Recipe at the bottom:

This cookbook has travelled with me since I've been 21years old and has been absolutely pivotal and probably the most influential in teaching me how to make succulent, classic, beautiful dishes for my family, friends, boyfriends and hubby!  I can still remember the moment I saw it in a bookstore in downtown Vancouver.  I thought I'f found the secret to well-balanced high-end menus of good taste.  It's also where I first learned how to make Yorkshire puddings.  

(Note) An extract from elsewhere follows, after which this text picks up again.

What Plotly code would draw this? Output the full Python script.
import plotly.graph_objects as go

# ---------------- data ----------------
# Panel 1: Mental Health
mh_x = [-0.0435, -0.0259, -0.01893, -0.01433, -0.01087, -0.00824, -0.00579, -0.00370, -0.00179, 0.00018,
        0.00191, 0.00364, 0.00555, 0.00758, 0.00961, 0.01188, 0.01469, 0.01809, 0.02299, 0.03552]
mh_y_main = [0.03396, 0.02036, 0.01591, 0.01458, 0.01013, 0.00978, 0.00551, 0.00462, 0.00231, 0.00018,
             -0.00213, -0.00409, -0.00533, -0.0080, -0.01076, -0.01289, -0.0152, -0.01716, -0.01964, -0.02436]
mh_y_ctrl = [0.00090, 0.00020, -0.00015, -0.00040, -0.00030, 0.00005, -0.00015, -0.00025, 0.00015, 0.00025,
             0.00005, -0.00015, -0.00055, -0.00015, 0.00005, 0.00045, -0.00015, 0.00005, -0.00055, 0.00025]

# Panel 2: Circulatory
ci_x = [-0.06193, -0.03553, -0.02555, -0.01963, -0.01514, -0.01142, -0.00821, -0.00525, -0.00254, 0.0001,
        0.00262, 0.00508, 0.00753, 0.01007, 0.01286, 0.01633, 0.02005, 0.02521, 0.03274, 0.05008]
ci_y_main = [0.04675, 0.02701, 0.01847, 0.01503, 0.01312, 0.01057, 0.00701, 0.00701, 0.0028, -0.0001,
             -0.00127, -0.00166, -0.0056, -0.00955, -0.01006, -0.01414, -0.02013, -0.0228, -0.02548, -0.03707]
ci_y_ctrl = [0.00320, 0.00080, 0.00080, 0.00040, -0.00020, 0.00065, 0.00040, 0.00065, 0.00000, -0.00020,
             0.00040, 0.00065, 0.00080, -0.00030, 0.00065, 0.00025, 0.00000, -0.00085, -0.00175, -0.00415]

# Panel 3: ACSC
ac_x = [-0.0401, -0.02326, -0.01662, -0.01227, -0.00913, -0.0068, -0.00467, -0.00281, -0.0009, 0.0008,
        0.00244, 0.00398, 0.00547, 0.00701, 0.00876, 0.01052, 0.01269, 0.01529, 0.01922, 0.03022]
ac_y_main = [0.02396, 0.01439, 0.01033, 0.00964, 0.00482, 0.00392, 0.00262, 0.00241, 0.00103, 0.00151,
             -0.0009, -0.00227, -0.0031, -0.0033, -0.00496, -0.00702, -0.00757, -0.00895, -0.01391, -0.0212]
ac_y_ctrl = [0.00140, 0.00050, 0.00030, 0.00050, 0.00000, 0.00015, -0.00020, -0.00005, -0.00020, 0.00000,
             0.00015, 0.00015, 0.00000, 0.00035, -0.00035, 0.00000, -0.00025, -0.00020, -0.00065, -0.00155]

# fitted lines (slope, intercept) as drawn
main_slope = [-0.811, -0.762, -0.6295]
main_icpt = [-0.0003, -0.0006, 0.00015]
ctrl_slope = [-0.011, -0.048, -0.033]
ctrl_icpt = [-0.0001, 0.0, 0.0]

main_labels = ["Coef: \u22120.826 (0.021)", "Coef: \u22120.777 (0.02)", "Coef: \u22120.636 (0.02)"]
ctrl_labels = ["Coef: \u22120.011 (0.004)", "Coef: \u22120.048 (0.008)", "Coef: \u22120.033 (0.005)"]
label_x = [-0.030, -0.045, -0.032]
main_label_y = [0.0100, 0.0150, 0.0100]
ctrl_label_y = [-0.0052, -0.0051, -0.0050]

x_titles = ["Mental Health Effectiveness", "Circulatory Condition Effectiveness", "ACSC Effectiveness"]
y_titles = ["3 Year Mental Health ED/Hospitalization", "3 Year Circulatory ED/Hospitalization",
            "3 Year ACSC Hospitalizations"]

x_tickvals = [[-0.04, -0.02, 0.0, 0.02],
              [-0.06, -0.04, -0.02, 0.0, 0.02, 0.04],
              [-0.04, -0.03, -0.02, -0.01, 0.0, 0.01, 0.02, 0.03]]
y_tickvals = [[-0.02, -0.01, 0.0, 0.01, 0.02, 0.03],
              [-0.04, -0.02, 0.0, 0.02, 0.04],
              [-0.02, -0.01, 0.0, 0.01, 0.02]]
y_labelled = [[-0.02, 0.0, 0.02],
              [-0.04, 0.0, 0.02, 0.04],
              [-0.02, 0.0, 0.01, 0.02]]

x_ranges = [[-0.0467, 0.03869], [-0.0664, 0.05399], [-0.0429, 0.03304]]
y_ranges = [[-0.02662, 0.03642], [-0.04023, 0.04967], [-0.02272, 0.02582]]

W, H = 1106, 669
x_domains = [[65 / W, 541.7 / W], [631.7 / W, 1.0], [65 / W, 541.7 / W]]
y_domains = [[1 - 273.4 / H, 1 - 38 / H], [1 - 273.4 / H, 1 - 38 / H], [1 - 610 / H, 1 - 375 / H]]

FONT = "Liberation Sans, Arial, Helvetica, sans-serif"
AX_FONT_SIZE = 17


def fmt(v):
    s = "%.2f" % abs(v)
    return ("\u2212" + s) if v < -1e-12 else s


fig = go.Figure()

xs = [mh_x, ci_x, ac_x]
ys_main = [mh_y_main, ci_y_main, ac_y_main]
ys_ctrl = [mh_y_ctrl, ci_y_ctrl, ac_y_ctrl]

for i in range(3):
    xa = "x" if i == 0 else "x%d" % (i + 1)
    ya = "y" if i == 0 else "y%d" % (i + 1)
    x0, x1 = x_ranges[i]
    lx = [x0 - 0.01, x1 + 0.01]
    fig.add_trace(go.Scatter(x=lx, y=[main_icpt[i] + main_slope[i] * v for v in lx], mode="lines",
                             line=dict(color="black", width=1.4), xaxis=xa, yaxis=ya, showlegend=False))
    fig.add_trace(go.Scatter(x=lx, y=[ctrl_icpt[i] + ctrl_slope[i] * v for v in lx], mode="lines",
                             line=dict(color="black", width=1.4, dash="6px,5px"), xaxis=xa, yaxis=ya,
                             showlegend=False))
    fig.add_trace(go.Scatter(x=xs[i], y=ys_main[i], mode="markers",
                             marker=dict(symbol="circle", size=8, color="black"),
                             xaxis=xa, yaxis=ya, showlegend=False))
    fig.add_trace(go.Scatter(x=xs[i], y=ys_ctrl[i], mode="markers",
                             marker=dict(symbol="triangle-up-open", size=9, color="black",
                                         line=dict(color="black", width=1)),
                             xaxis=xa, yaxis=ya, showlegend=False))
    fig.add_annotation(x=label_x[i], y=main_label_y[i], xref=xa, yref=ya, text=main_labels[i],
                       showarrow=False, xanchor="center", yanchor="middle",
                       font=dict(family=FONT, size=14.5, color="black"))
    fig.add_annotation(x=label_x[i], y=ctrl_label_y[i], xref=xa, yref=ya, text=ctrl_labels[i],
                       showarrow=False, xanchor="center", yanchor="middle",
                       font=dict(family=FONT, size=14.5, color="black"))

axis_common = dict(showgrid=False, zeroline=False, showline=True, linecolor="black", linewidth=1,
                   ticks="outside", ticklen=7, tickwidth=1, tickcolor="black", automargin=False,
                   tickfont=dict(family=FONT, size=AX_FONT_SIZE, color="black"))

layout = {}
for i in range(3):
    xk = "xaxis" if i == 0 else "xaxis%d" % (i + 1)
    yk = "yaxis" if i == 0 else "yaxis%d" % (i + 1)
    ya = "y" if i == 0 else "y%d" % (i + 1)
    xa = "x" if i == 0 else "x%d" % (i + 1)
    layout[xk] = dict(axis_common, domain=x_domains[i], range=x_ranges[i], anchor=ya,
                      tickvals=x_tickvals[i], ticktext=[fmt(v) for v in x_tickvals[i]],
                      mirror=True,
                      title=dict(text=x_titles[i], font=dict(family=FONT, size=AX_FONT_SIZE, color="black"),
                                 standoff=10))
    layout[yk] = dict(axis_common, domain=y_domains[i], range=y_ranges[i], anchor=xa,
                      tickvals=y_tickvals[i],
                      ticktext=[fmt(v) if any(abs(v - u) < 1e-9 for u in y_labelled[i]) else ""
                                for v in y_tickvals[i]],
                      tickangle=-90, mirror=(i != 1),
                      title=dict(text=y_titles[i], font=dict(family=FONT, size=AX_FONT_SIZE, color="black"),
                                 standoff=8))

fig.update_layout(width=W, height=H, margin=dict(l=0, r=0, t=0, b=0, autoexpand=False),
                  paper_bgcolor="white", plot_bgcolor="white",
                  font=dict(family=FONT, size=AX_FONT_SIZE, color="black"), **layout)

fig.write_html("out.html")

So, while this cookbook was put together by William Rice, it would appear that the real master chef and woman behind all of these recipes was a woman named, Barbara Goldman. Why I wondered was her name not on the front cover?  I did a little google search and still cannot really find her.  She may have been married to a wine maker named Max Goldman, but I got to thinking, perhaps she did not want any accolades for doing something she truly loved. I will say however that I have become completely intrigued by many of the women's names in this cookbook including a woman by the name of Narcisse Chamberlain, the project editor for this book, but also a legend in the cooking and recipe world as well.  Looking forward to learning more about these women.

Potato Flowers:  1/2 lb unsalted butter, clarified, 1 cup olive oil, 10 new white potatoes, washed, skin on, salt and freshly ground black pepper to taste.  

Recipe:

Heat the butter with the olive oil.  Using a vegetable peeler, cut the potatoes into long, paper-thin flexible slices (or a mandolin).  Immediately, to prevent the potato slices from discoloring, coat them in the butter oil mixture.  Form the "flowers" in a muffin pan:  Start building eight potato flowers by laying flour slices in the form of a cross in each muffin cup.  You now have a base to start creating flowers.  Curl the slices around one finger to form little cones and place in the cups, jamming them in so they stand upright.  Open some of the cones, carying their shape slightly.  They will look like flowers.  Sprinkle them with salt and pepper and any extra oil and butter you have left.
Preheat the oven to 400 degrees.  Bake the flowers until they are browned, about 35 minutes.  They may drip while cooking, so place a large baking pan underneath.  Notes:  This sounds hard, but once you get the hang of it, it is very easy as long as the potato slices are thing enough to be flexible.  A mandoline for cutting will speed up the process.  Well coated with the butter and oil, the flowers can be held uncooked for about 1 1/2 hours.  They don't reheat well.